Typically, youth workers know that fielding parent phone calls means working through a parent’s concern.

It’s an important and necessary part of the job.

Once in a while, however, there’s a parent call will brighten a youth worker’s entire day.

One phone call in particular happened the day after Santiago was working with a student. The middle schooler was apprehensive about participating in an activity because it would reveal a scar. Without pressuring the student, Santiago left the door open for participation.

Around 15 minutes into the activity, the student was fully participating, without a single care that the scar was visible.

“His mom called the next day,” said Santiago, wondering if he had done something to accidentally upset the student. “It turned out being nothing but praise.”

Or there was the time that Santiago and a student swapped stories about how it felt losing their fathers at an early age. It was a painful-but-important conversation that forever bonded the two.

“His mom called and was so thankful that we could do that for him,” Santiago said. “I just assured her like, ‘I know what he’s feeling. I know what’s he going through. Any time I can help out in any way, just let me know.’”

DEALING WITH CANCER … TWICE

Santiago remembered his father’s advice: keep your Michael Jordan basketball cards in mint condition. Since then, Santiago has always loved basketball. He was able to share that love with the community by creating men’s and women’s basketball leagues through the YMCA.

Santiago was actually playing basketball when a friend alerted him to a swollen spot on his neck.

“I just thought I had swollen lymph nodes or something,” Santiago said. “The doctor was like, ‘I’ve been doing this for 30 years, and I can tell just by looking at it and touching it – not to scare you – it’s probably cancer, but we won’t know until we do a biopsy.’”

The test revealed that Santiago did have cancer.

“I had to have chemotherapy sessions,” Santiago said. “I picked Friday so I could be sick on the weekends and then go back to work.”

Unfortunately, there was more bad news.

“In the middle of my chemo treatments, my mom got sick and she died,” Santiago said. “Then we found out she died from Stage 4 cancer. She was my best friend. She was my chemo talker. She’d call me, or I’d call her and let her know how I’m doing. It was my fourth chemo treatment out of 12 when she had passed away.”

Poetically, Santiago did the ceremonial cancer-free ringing of the bell on his mom’s birthday.

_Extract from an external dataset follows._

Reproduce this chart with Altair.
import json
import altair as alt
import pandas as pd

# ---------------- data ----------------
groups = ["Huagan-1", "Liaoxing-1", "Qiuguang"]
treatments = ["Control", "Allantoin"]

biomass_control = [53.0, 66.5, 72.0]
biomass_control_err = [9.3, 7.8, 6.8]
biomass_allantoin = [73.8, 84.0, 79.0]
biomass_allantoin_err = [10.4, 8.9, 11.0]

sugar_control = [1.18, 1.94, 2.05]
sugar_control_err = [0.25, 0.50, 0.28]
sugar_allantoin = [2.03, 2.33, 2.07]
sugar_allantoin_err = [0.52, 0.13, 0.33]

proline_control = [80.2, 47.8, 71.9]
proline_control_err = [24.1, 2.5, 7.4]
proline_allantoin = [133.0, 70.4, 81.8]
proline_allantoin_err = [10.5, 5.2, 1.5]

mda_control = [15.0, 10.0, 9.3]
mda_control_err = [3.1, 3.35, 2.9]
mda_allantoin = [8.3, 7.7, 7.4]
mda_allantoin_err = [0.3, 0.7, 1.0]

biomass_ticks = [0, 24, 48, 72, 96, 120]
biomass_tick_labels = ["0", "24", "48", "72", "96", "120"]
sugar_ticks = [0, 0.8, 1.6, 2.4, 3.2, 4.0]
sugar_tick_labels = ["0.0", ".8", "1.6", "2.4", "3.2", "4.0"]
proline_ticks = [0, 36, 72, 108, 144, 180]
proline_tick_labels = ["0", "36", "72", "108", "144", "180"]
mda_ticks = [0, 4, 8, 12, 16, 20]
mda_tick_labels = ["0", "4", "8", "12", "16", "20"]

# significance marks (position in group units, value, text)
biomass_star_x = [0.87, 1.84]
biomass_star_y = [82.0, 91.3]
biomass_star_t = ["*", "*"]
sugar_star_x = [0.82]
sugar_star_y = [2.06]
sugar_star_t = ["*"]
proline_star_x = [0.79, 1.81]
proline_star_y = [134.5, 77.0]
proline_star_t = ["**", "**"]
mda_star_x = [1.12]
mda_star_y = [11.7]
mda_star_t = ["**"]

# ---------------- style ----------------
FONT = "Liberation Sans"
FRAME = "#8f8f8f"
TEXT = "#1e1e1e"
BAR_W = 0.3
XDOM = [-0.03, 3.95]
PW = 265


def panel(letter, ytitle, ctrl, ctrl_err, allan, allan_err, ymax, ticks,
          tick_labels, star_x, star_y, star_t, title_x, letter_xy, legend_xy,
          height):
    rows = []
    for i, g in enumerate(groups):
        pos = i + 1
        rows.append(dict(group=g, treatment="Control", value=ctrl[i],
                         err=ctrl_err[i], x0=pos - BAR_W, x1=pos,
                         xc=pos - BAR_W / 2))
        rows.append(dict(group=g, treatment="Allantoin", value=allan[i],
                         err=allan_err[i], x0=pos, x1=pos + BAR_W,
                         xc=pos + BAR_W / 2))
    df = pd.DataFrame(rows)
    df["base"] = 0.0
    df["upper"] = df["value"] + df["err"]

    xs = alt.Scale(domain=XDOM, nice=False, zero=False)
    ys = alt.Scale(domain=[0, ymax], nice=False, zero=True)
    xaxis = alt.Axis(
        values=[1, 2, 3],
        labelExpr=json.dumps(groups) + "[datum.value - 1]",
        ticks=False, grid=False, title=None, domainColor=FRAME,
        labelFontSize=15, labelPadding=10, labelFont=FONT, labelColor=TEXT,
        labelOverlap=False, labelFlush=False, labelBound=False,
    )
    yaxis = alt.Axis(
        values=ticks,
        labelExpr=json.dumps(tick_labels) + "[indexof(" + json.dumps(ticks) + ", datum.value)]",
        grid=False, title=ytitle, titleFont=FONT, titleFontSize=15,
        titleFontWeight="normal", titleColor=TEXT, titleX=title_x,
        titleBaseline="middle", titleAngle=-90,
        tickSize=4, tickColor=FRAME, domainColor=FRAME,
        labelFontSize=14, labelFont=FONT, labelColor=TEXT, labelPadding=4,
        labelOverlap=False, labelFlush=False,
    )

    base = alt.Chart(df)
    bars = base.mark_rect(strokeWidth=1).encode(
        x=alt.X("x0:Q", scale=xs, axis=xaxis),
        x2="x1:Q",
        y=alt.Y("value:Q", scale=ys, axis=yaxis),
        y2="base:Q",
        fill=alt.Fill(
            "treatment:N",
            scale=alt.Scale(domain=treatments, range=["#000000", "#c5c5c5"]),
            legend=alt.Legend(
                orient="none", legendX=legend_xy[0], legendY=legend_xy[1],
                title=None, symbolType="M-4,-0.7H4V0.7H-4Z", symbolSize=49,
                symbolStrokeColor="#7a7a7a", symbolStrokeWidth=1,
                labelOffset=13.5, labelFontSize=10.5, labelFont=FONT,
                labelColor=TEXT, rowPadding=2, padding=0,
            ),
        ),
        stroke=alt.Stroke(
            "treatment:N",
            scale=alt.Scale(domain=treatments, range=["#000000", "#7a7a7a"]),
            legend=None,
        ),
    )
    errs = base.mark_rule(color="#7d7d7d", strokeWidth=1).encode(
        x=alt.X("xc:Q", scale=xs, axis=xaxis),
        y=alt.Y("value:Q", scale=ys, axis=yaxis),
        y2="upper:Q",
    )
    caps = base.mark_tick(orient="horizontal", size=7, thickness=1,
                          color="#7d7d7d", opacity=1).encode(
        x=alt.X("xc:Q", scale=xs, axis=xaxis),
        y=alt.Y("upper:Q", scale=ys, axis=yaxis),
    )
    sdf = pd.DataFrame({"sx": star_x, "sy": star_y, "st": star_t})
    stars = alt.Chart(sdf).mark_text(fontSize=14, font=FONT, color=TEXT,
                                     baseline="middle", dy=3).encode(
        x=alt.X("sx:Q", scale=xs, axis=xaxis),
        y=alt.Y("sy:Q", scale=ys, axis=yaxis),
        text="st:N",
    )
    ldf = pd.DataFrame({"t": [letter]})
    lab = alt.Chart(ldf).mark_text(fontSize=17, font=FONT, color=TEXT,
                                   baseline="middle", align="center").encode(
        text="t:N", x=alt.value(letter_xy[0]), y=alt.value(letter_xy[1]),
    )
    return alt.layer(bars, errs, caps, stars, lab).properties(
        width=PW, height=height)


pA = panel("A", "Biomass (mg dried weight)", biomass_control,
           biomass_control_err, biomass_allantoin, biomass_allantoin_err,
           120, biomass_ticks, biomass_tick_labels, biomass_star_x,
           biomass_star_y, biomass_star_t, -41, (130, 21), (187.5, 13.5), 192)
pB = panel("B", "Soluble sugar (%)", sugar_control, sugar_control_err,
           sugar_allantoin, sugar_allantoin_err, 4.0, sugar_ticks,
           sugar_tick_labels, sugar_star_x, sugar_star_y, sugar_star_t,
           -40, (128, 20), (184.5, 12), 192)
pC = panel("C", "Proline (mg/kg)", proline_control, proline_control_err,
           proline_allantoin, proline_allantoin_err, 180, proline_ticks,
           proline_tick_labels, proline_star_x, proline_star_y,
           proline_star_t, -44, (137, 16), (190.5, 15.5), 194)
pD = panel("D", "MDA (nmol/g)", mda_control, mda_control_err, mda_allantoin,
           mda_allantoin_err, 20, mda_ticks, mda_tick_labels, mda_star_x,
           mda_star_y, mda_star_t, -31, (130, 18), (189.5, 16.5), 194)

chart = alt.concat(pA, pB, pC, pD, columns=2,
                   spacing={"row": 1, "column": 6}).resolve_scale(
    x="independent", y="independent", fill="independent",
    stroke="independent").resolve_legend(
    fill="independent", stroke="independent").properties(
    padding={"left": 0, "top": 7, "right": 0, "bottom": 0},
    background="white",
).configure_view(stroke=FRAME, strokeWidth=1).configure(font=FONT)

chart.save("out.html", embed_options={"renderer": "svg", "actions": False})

“When I found out my last treatment was February 8th, I got a little sad, and the doctor was like, ‘What’s wrong?’” Santiago said. “I was like February 12th is my mom’s birthday, and my last treatment is four days before this.’ And he was like, ‘We can wait four days, so you will always remember that for the rest of your life.’”

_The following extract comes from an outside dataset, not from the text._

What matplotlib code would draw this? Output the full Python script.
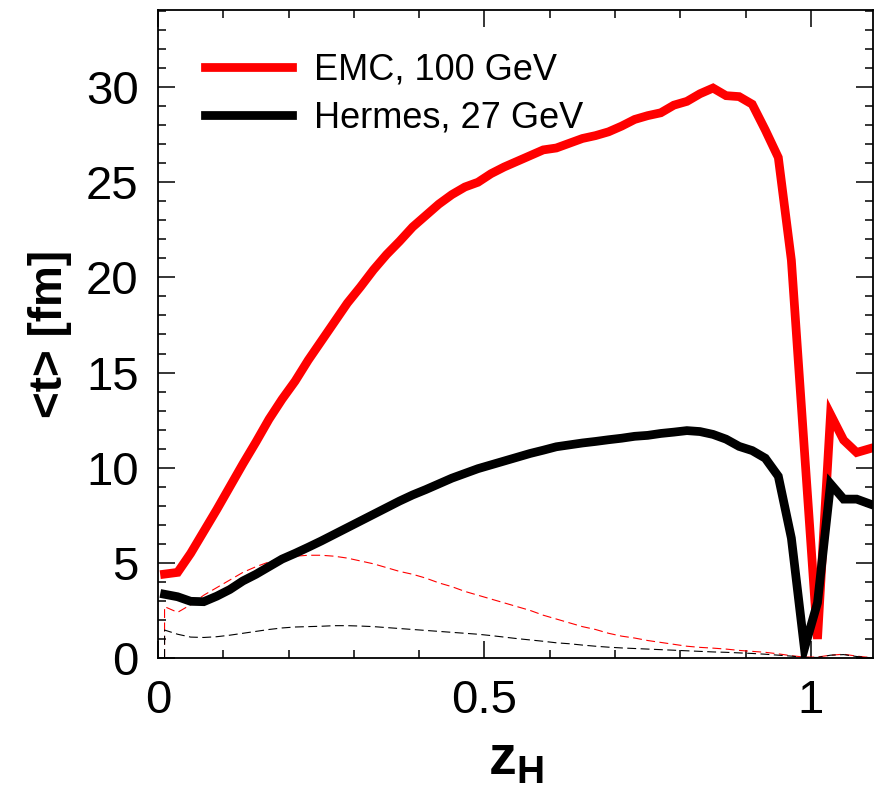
import numpy as np
import matplotlib.pyplot as plt
from matplotlib.ticker import MultipleLocator, FixedLocator, FixedFormatter

# z_H bins (centres)
z = [0.01, 0.03, 0.05, 0.07, 0.09, 0.11, 0.13, 0.15, 0.17, 0.19,
     0.21, 0.23, 0.25, 0.27, 0.29, 0.31, 0.33, 0.35, 0.37, 0.39,
     0.41, 0.43, 0.45, 0.47, 0.49, 0.51, 0.53, 0.55, 0.57, 0.59,
     0.61, 0.63, 0.65, 0.67, 0.69, 0.71, 0.73, 0.75, 0.77, 0.79,
     0.81, 0.83, 0.85, 0.87, 0.89, 0.91, 0.93, 0.95, 0.97, 0.99,
     1.01, 1.03, 1.05, 1.07, 1.09]

# <t> in fm, EMC 100 GeV
emc = [4.41, 4.5, 5.5, 6.65, 7.8, 9.0, 10.2, 11.35, 12.55, 13.6,
       14.55, 15.65, 16.65, 17.65, 18.65, 19.5, 20.4, 21.2, 21.9, 22.65,
       23.25, 23.85, 24.35, 24.75, 25.0, 25.45, 25.8, 26.1, 26.4, 26.7,
       26.8, 27.05, 27.3, 27.45, 27.65, 27.95, 28.3, 28.5, 28.65, 29.05,
       29.25, 29.65, 29.95, 29.55, 29.5, 29.1, 27.75, 26.3, 20.9, 10.9,
       1.0, 12.8, 11.45, 10.8, 11.0]

# <t> in fm, Hermes 27 GeV
hermes = [3.35, 3.22, 2.98, 2.96, 3.25, 3.6, 4.05, 4.4, 4.8, 5.2,
          5.5, 5.82, 6.15, 6.5, 6.85, 7.2, 7.55, 7.9, 8.25, 8.57,
          8.85, 9.15, 9.45, 9.7, 9.95, 10.15, 10.35, 10.55, 10.75, 10.92,
          11.1, 11.2, 11.3, 11.38, 11.47, 11.55, 11.65, 11.7, 11.8, 11.87,
          11.95, 11.9, 11.75, 11.5, 11.12, 10.9, 10.5, 9.55, 6.3, 0.5,
          2.9, 9.15, 8.35, 8.35, 8.1]

# spread (thin dashed curves)
emc_width = [2.7, 2.4, 2.8, 3.3, 3.7, 4.1, 4.5, 4.8, 5.05, 5.25,
             5.35, 5.4, 5.4, 5.35, 5.25, 5.1, 4.95, 4.75, 4.55, 4.4,
             4.2, 3.95, 3.75, 3.5, 3.3, 3.1, 2.9, 2.7, 2.5, 2.25,
             2.05, 1.85, 1.65, 1.5, 1.3, 1.15, 1.05, 0.92, 0.82, 0.72,
             0.62, 0.56, 0.52, 0.47, 0.4, 0.35, 0.3, 0.22, 0.12, 0.05,
             0.05, 0.15, 0.2, 0.1, 0.03]

hermes_width = [1.47, 1.25, 1.1, 1.08, 1.12, 1.2, 1.3, 1.4, 1.5, 1.58,
                1.63, 1.65, 1.67, 1.7, 1.7, 1.68, 1.65, 1.6, 1.55, 1.5,
                1.45, 1.4, 1.35, 1.3, 1.25, 1.18, 1.1, 1.02, 0.95, 0.88,
                0.8, 0.75, 0.68, 0.62, 0.57, 0.53, 0.5, 0.47, 0.44, 0.41,
                0.38, 0.35, 0.32, 0.3, 0.27, 0.24, 0.2, 0.15, 0.1, 0.03,
                0.03, 0.15, 0.18, 0.08, 0.02]

labels = ['EMC, 100 GeV', 'Hermes, 27 GeV']

plt.rcParams['font.family'] = ['Liberation Sans', 'DejaVu Sans']
plt.rcParams['mathtext.fontset'] = 'custom'
plt.rcParams['mathtext.rm'] = 'Liberation Sans'
plt.rcParams['mathtext.bf'] = 'Liberation Sans:bold'

fig = plt.figure(figsize=(8.75, 7.89), dpi=100)
ax = fig.add_axes([0.1806, 0.166, 0.8171, 0.8213])

ax.plot([z[0]] + z, [0.0] + emc_width, color='red', lw=0.8, dashes=(8, 4))
ax.plot([z[0]] + z, [0.0] + hermes_width, color='black', lw=0.8, dashes=(8, 4))
ax.plot(z, emc, color='red', lw=6.3, solid_joinstyle='miter', label=labels[0])
ax.plot(z, hermes, color='black', lw=6.3, solid_joinstyle='miter', label=labels[1])

ax.set_xlim(0, 1.095)
ax.set_ylim(0, 34.05)

ax.xaxis.set_major_locator(FixedLocator([0, 0.5, 1]))
ax.xaxis.set_major_formatter(FixedFormatter(['0', '0.5', '1']))
ax.xaxis.set_minor_locator(MultipleLocator(0.1))
ax.yaxis.set_major_locator(MultipleLocator(5))
ax.yaxis.set_minor_locator(MultipleLocator(1))

ax.tick_params(which='both', direction='in', top=True, right=True, width=1.1)
ax.tick_params(which='major', length=12, labelsize=34)
ax.tick_params(which='minor', length=6)
ax.tick_params(axis='x', which='major', pad=15)
ax.tick_params(axis='y', which='major', pad=14)
for s in ax.spines.values():
    s.set_linewidth(1.3)

ax.set_ylabel('<t> [fm]', fontsize=33, fontweight='bold', labelpad=10)
ax.set_xlabel(r'$\mathbf{z}_\mathbf{H}$', fontsize=40, labelpad=8)

ax.legend(loc='upper left', bbox_to_anchor=(0.066, 0.935), frameon=False,
          fontsize=26, handlelength=2.4, handletextpad=0.6, labelspacing=0.38,
          borderpad=0, borderaxespad=0)

fig.savefig('out.png', dpi=100)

Santiago remembers being overcome with emotion.

“Ringing that bell wasn’t just for me,” Santiago said. “That was for my mom, too. Ringing that twice meant a heck of a lot. To this day, it’s one of my proudest accomplishments.”

AT HOME AT THE Y

The Boys & Girls Club will always have a huge part of Santiago’s heart.

Not only was it the organization that was there for him as a kid, it was also the organization that helped prepare him for his life’s work.

It changed his life.

It also made the thought of leaving difficult.

But he knows the staff at the Jersey City Boys & Girls Club would be proud of the work he’s currently doing at the Staunton-Augusta Family YMCA.

After all, they helped prepare him for this.

And “Mr. Eddie” knows his mom is proud of his YMCA work, too.

“My mom always asked me, ‘What’s your passion?’ And I ask kids that all the time,” Santiago said. “I told her, ‘Making kids happy.’ I know I if I could help a kid out, that makes me feel good.

“I just remember her crying on the phone, telling me how much she’s proud of me. She was so happy that she put me in the Boys & Girls Club, and she said that as a parent, that’s one of the best decisions she’s ever made with her kids.”

And he’s also glad he accepted the Y’s offer.

Santiago is living out his life purpose through the YMCA.

“The support I received from this place during my cancer treatments I will never forget,” Santiago said. “It’s very cool that we’re like family here.”